After conducting an ‘awful lot of flight data analysis’ of go-arounds, Frearson says they were often poorly flown. 

 He believes simulator training is the best way to prepare airline pilots for events such as windshear but it needed to be done well so that it instilled a ‘muscle-memory’ response. 

‘If you do it often enough, it will be done properly but you can’t just say, “Now we’ll do windshear training” and that’s it,’ he says. 
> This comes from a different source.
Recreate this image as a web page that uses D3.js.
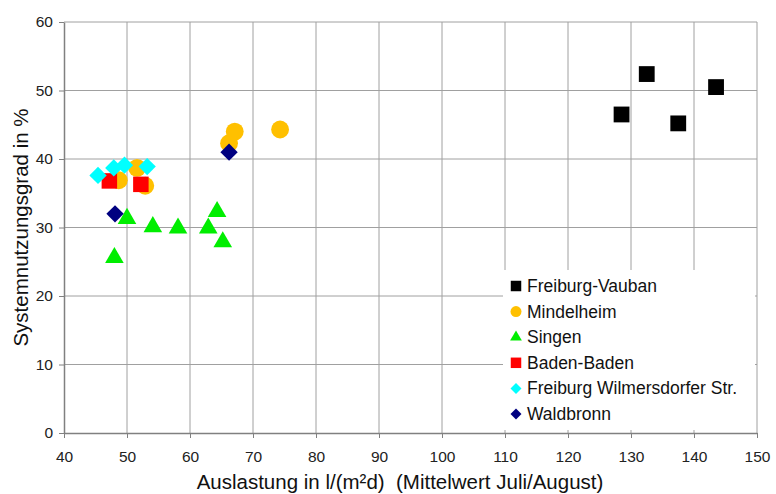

‘The truth is the decision to recognise the need for, call out and execute a properly executed go-around, is the passenger’s best friend, the pilot’s best friend and the best invention in aviation.’

1 COMMENT

  1. This is a prime example of why Reason’s model is no longer effective in a pro-active flight safety system. It is too linear and tells us nothing in a complex social-technocal system such as aviation. It only follows a path backwards from the end event, i.e hindsight. We cannot predict the future let alone go into the past and predict another outcome. A more modern and effective method is to be found in resilience engineering. You have an expert in these matters in Australia. Prof Sydney Dekker at Griffith University. I suggest you contact him, get the “new view” on safety and publish something about that. If not, we’ll keep repeating mistakes of the past and not be pro-active. Look closely at the Bow-tie method and you see an expanded swiss cheese model that really doesn’t provide the results we think it provides. It gives us a warm fuzzy feeling and complex with CAA requirements but is of limited practical use.
    Anyway, thanks for posting this as I will use it as an example of why swiss cheese doesn’t work.